Но ирония иронией, а все-таки что-то есть этакое в сеансах Юма, который приезжал к нему в Пустыньку в прошлом году. Теперь вот Юм приглашал Толстого погостить у него в Лондоне...

Толстой готов забивать голову чем угодно, лишь бы не думать о предложении, которое ему сделали через фрейлину Тютчеву - занять какой-то крупный государственный пост, стать едва ли не одним из руководителей III Отделения. Во всяком случае, это можно прочесть между строк его письма к Болеславу Маркевичу из Парижа. Такое предложение кажется странным и даже невероятным после недоверия, высказанного царем по отношению к литераторам, и к Толстому в частности.

Письмо это (от 20 марта 1860 года) длинное. Тютчева поручила Маркевичу выяснить, согласен или не согласен Толстой с предложением, сделанным через нее царем. И Толстой в письме, упомянув о предложении, старается уйти от прямого ответа, пишет о чем угодно, о своей работе, о спиритах, но только не о «неприятных вещах». Однако уйти от них невозможно, и Толстой наконец, преодолевая отвращение, начинает с пространных рассуждений о том, что каждая личность призвана действовать в пределах своих дарований, а его силы совершенно парализуются, когда речь заходит о той сфере, которую она имеет в виду. Вот, мол, его, Толстого, как она говорит, ценят за искренность. А ведь эту самую искренность всегда лишь терпели. Если Тютчева думает, что он может пойти против себя, то ему остается сказать одно:

«Я говорю и буду повторять, что готов стать на колени перед тем, кто смог бы носить маску ради достижения благородной цели, что готов целовать руку тому, кто сделался бы, например, жандармом ради ниспровержения жандармерии, но для этого потребовались бы дарования особенные, которых у меня нет. Хорош был бы я, если бы напялил на себя, к примеру, мундир III Отделения, дабы доказать его нелепость! Да разве есть у меня ловкость, необходимая для этого? Я бы только замарался, никому не принеся пользы».
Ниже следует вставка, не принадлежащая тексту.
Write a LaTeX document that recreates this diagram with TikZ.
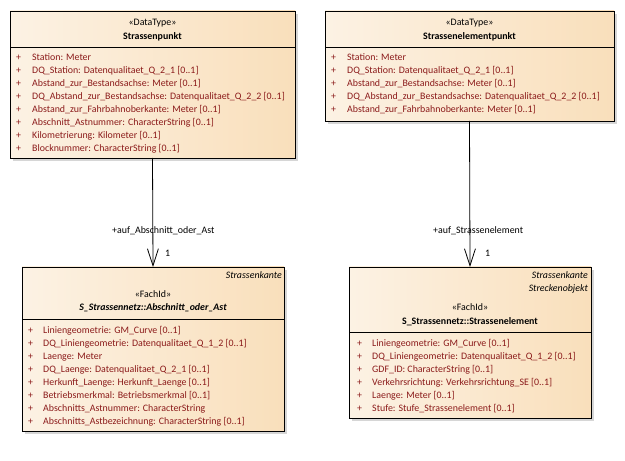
\documentclass[tikz,border=0pt]{standalone}
\usepackage{fontspec}
\setmainfont{Carlito}
\usetikzlibrary{shadows,arrows.meta}
\definecolor{attrcol}{HTML}{8B1A1A}
\definecolor{boxL}{HTML}{FCF2E4}
\definecolor{boxR}{HTML}{F9DFBB}
\definecolor{shadowgray}{HTML}{D6D6D6}
\newcommand{\dfont}{\fontsize{9.9bp}{11bp}\selectfont}
\tikzset{
  umlbox/.style={draw=black, line width=0.9bp, left color=boxL, right color=boxR,
    drop shadow={shadow xshift=3bp, shadow yshift=-3bp, fill=shadowgray, opacity=1},
    anchor=north west, inner sep=0pt, outer sep=0pt},
  txt/.style={inner sep=0pt, font=\dfont},
  attrtxt/.style={txt, text=attrcol, anchor=base west},
  headtxt/.style={txt, text=black, anchor=base},
  sep/.style={line width=0.8bp},
  assoc/.style={line width=0.8bp, -{Straight Barb[length=17bp,width=11bp,line width=0.8bp]}},
  roletxt/.style={txt, anchor=base west}
}
\newcommand{\attrlist}[5]{%
  \foreach \t [count=\i] in {#5} {
    \node[attrtxt] (#1-p\i) at (#2, #4+13*\i-13) {+};
    \node[attrtxt] (#1-a\i) at (#3, #4+13*\i-13) {\t};
  }%
}
\begin{document}
\begin{tikzpicture}[x=1bp,y=-1bp]
\useasboundingbox[fill=white] (0,0) rectangle (625,461);

% Boxes
\node[umlbox, minimum width=285bp, minimum height=147bp] (sp) at (10,11) {};
\node[umlbox, minimum width=289bp, minimum height=110bp] (sep) at (325,11) {};
\node[umlbox, minimum width=262bp, minimum height=164bp] (aoa) at (22,267) {};
\node[umlbox, minimum width=242bp, minimum height=151bp] (se) at (349,267) {};

% Separators
\draw[sep] (sp.west |- 0,47) -- (sp.east |- 0,47);
\draw[sep] (sep.west |- 0,47) -- (sep.east |- 0,47);
\draw[sep] (aoa.west |- 0,319) -- (aoa.east |- 0,319);
\draw[sep] (se.west |- 0,332) -- (se.east |- 0,332);

% Headers
\node[headtxt] (sp-st) at (152.5,26) {«DataType»};
\node[headtxt, font=\dfont\bfseries] (sp-nm) at (152.5,40) {Strassenpunkt};
\node[headtxt] (sep-st) at (469.5,26) {«DataType»};
\node[headtxt, font=\dfont\bfseries] (sep-nm) at (469.5,40) {Strassenelementpunkt};

\node[headtxt, anchor=base east, font=\dfont\itshape] (aoa-par) at (282,279) {Strassenkante};
\node[headtxt] (aoa-st) at (153,298) {«FachId»};
\node[headtxt, font=\dfont\bfseries\itshape] (aoa-nm) at (153,311) {S\_Strassennetz::Abschnitt\_oder\_Ast};

\node[headtxt, anchor=base east, font=\dfont\itshape] (se-par1) at (588,279) {Strassenkante};
\node[headtxt, anchor=base east, font=\dfont\itshape] (se-par2) at (588,292) {Streckenobjekt};
\node[headtxt] (se-st) at (470,311) {«FachId»};
\node[headtxt, font=\dfont\bfseries] (se-nm) at (470,324) {S\_Strassennetz::Strassenelement};

% Attributes
\attrlist{spA}{16}{32}{61}{Station: Meter, DQ\_Station: Datenqualitaet\_Q\_2\_1 [0..1], Abstand\_zur\_Bestandsachse: Meter [0..1], DQ\_Abstand\_zur\_Bestandsachse: Datenqualitaet\_Q\_2\_2 [0..1], Abstand\_zur\_Fahrbahnoberkante: Meter [0..1], Abschnitt\_Astnummer: CharacterString [0..1], Kilometrierung: Kilometer [0..1], Blocknummer: CharacterString [0..1]}
\attrlist{sepA}{331}{347}{61}{Station: Meter, DQ\_Station: Datenqualitaet\_Q\_2\_1 [0..1], Abstand\_zur\_Bestandsachse: Meter [0..1], DQ\_Abstand\_zur\_Bestandsachse: Datenqualitaet\_Q\_2\_2 [0..1], Abstand\_zur\_Fahrbahnoberkante: Meter [0..1]}
\attrlist{aoaA}{28}{43}{333}{Liniengeometrie: GM\_Curve [0..1], DQ\_Liniengeometrie: Datenqualitaet\_Q\_1\_2 [0..1], Laenge: Meter, DQ\_Laenge: Datenqualitaet\_Q\_2\_1 [0..1], Herkunft\_Laenge: Herkunft\_Laenge [0..1], Betriebsmerkmal: Betriebsmerkmal [0..1], Abschnitts\_Astnummer: CharacterString, Abschnitts\_Astbezeichnung: CharacterString [0..1]}
\attrlist{seA}{357}{372}{346}{Liniengeometrie: GM\_Curve [0..1], DQ\_Liniengeometrie: Datenqualitaet\_Q\_1\_2 [0..1], GDF\_ID: CharacterString [0..1], Verkehrsrichtung: Verkehrsrichtung\_SE [0..1], Laenge: Meter [0..1], Stufe: Stufe\_Strassenelement [0..1]}

% Associations
\draw[assoc] (sp.south) -- (aoa.north);
\draw[assoc] (sep.south) -- (se.north);
\node[roletxt] (r1) at (112,234) {+auf\_Abschnitt\_oder\_Ast};
\node[roletxt] (m1) at (165,257) {1};
\node[roletxt] (r2) at (433,234) {+auf\_Strassenelement};
\node[roletxt] (m2) at (485,257) {1};
\end{tikzpicture}
\end{document}
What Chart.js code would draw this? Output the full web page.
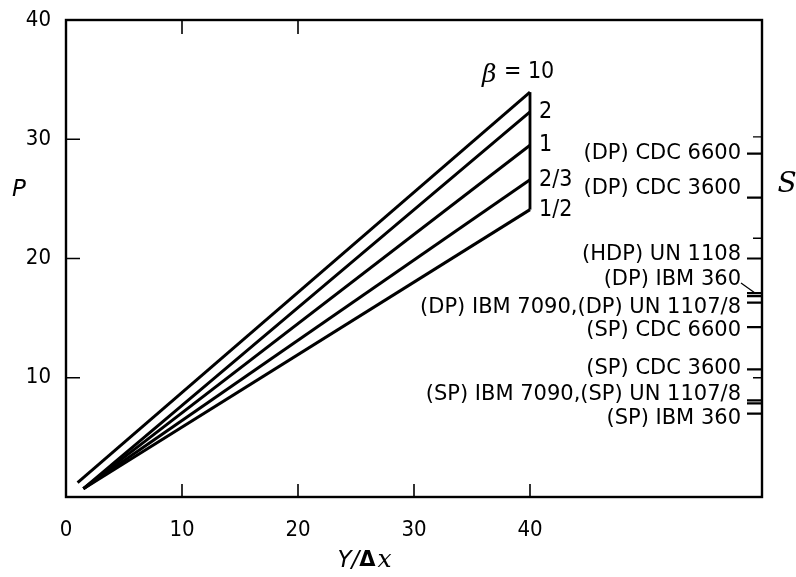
<!DOCTYPE html>
<html>
<head>
<meta charset="utf-8">
<script src="https://cdn.jsdelivr.net/npm/chart.js@4.4.1/dist/chart.umd.min.js"></script>
<style>
  html, body { margin: 0; padding: 0; background: #fff; }
  #wrap { width: 796px; height: 577px; }
</style>
</head>
<body>
<div id="wrap"><canvas id="chart"></canvas></div>
<script>
// curves P(Y/dx) for each beta
const betaLabels = ['10', '2', '1', '2/3', '1/2'];
const startX = [1.0, 1.5, 1.5, 1.5, 1.5];
const startP = [1.2, 0.7, 0.7, 0.7, 0.7];
const endX = 40;
const endP = [33.95, 32.3, 29.5, 26.6, 24.1];

// axis ticks
const xTicks = [0, 10, 20, 30, 40];
const yTicks = [10, 20, 30, 40];
const topTicks = [10, 20];

// right hand S scale (machines)
const machines = [
  '(DP) CDC 6600', '(DP) CDC 3600', '(HDP) UN 1108', '(DP) IBM 360',
  '(DP) IBM 7090,(DP) UN 1107/8', '(SP) CDC 6600', '(SP) CDC 3600',
  '(SP) IBM 7090,(SP) UN 1107/8', '(SP) IBM 360'
];
const machineLabelP = [28.8, 25.9, 20.3, 18.2, 15.9, 14.0, 10.8, 8.55, 6.6];
const machineTicks = [[28.8], [25.1], [20.0], [17.1], [16.85, 16.3], [14.25], [10.7], [8.1, 7.85], [7.0]];
const minorS = [30.2, 21.7, 10.0];

const FONT = "'DejaVu Sans', sans-serif";
const COND = "'DejaVu Sans Condensed', 'DejaVu Sans', sans-serif";

const datasets = betaLabels.map((b, i) => ({
  label: b,
  data: [{ x: startX[i], y: startP[i] }, { x: endX, y: endP[i] }],
  borderColor: '#000',
  borderWidth: 3,
  pointRadius: 0,
  fill: false
}));
datasets.push({
  label: 'edge',
  data: [{ x: endX, y: Math.min(...endP) }, { x: endX, y: Math.max(...endP) }],
  borderColor: '#000',
  borderWidth: 2.8,
  pointRadius: 0,
  fill: false
});

const decor = {
  id: 'decor',
  afterDatasetsDraw(chart) {
    const { ctx, chartArea: a, scales: { x, y } } = chart;
    ctx.save();
    ctx.strokeStyle = '#000';
    ctx.fillStyle = '#000';

    // frame
    ctx.lineWidth = 2.4;
    ctx.strokeRect(a.left, a.top, a.right - a.left, a.bottom - a.top);

    // inward ticks
    ctx.lineWidth = 1.6;
    ctx.beginPath();
    xTicks.slice(1).forEach(v => {
      const px = x.getPixelForValue(v);
      ctx.moveTo(px, a.bottom); ctx.lineTo(px, a.bottom - 13);
    });
    topTicks.forEach(v => {
      const px = x.getPixelForValue(v);
      ctx.moveTo(px, a.top); ctx.lineTo(px, a.top + 14);
    });
    yTicks.slice(0, 3).forEach(v => {
      const py = y.getPixelForValue(v);
      ctx.moveTo(a.left, py); ctx.lineTo(a.left + 14, py);
    });
    ctx.stroke();

    // S scale ticks
    ctx.lineWidth = 2.2;
    ctx.beginPath();
    machineTicks.flat().forEach(v => {
      const py = y.getPixelForValue(v);
      ctx.moveTo(a.right, py); ctx.lineTo(a.right - 15, py);
    });
    ctx.stroke();
    ctx.lineWidth = 1.3;
    ctx.beginPath();
    minorS.forEach(v => {
      const py = y.getPixelForValue(v);
      ctx.moveTo(a.right, py); ctx.lineTo(a.right - 9, py);
    });
    ctx.stroke();

    // machine labels
    ctx.font = '21px ' + FONT;
    ctx.textAlign = 'right';
    ctx.textBaseline = 'middle';
    machines.forEach((m, i) => {
      ctx.fillText(m, a.right - 21, y.getPixelForValue(machineLabelP[i]));
    });
    // leader for (DP) IBM 360
    ctx.lineWidth = 1.2;
    ctx.beginPath();
    ctx.moveTo(a.right - 21, y.getPixelForValue(machineLabelP[3]) + 3);
    ctx.lineTo(a.right - 7, y.getPixelForValue(machineTicks[3][0]));
    ctx.stroke();

    // beta labels
    const ex = x.getPixelForValue(endX);
    ctx.textAlign = 'left';
    ctx.font = '23px ' + COND;
    betaLabels.forEach((b, i) => {
      if (i === 0) return;
      ctx.fillText(b, ex + 9, y.getPixelForValue(endP[i]));
    });
    const topY = y.getPixelForValue(endP[0]) - 20;
    ctx.font = 'italic 25px ' + "'DejaVu Serif', serif";
    ctx.fillText('\u03b2', ex - 48, topY + 3);
    ctx.font = '23px ' + COND;
    ctx.fillText('= ' + betaLabels[0], ex - 26, topY);

    // axis names
    ctx.textAlign = 'center';
    ctx.font = 'italic 23px ' + FONT;
    ctx.fillText('P', 19, y.getPixelForValue(25.7));
    ctx.font = 'italic 28px ' + "'DejaVu Serif', serif";
    ctx.fillText('S', a.right + 25, y.getPixelForValue(26.2));

    const tx = x.getPixelForValue(23.4), ty = a.bottom + 64;
    ctx.textAlign = 'left';
    ctx.font = 'italic 23px ' + FONT;
    ctx.fillText('Y/', tx, ty);
    let w = ctx.measureText('Y/').width;
    ctx.font = 'bold 21px ' + FONT;
    ctx.fillText('\u0394', tx + w, ty);
    w += ctx.measureText('\u0394').width + 2;
    ctx.font = 'italic 25px ' + "'DejaVu Serif', serif";
    ctx.fillText('x', tx + w, ty - 1);
    ctx.restore();
  }
};

new Chart(document.getElementById('chart'), {
  type: 'line',
  data: { datasets },
  options: {
    responsive: true,
    maintainAspectRatio: false,
    animation: false,
    layout: { padding: { top: 20, right: 34, left: 0, bottom: 0 } },
    plugins: { legend: { display: false }, tooltip: { enabled: false } },
    scales: {
      x: {
        type: 'linear',
        min: 0,
        max: 60,
        grid: { display: false, drawTicks: false },
        border: { display: false },
        afterBuildTicks: s => { s.ticks = xTicks.map(v => ({ value: v })); },
        ticks: {
          autoSkip: false,
          maxRotation: 0,
          padding: 20,
          color: '#000',
          font: { family: COND, size: 22 }
        },
        afterFit: s => { s.height = 80; s.paddingLeft = 0; s.paddingRight = 0; }
      },
      y: {
        type: 'linear',
        min: 0,
        max: 40,
        grid: { display: false, drawTicks: false },
        border: { display: false },
        afterBuildTicks: s => { s.ticks = yTicks.map(v => ({ value: v })); },
        ticks: {
          padding: 15,
          color: '#000',
          font: { family: COND, size: 22 }
        },
        afterFit: s => { s.width = 66; s.paddingTop = 0; s.paddingBottom = 0; }
      }
    }
  },
  plugins: [decor]
});
</script>
</body>
</html>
Вот так! Эта стихия не для Толстого, у него другие дарования. Он шел до сих пор на компромиссы, но теперь будет действовать иначе, совсем не так, как представляет себе мадемуазель Тютчева.

«Скажите ей это, если увидите ее, - надеюсь, она меня поймет. Если мои чувства и мой образ мыслей могли стать известны и выше, я был бы счастлив».

Нам остается только гадать, что это было за предложение и откого оно исходило. Поскольку оно сделано через фрейлину Тютчеву, можно предположить, что она действовала по просьбе императрицы, а той могли внушить эту мысль Александр Адлерберг, Борис Перовский или Алексей Бобринский, старавшиеся подтолкнуть Толстого на «путь истинный», вовлечь его в дела бюрократические в надежде, что он там увязнет. Но Алексей Константинович оказался несговорчивым. Его не соблазнили уверения, что он может делать на высоком посту добро. Диким кажется поведение Толстого царедворцам, добивающимся изощренными интригами того, что дается Толстому безо всяких усилий с его стороны. Другое дело, что он старается выразить свой отказ как можно деликатнее. За этим стоит его воспитание и сознание того, что ему желают добра. А как винить людей за доброту? Через год он сделает приписку к одному из писем: «...Лишь бы только эта доброта не была для меня причиной рабства. Цепи - всегда цепи, даже когда они из цветов!»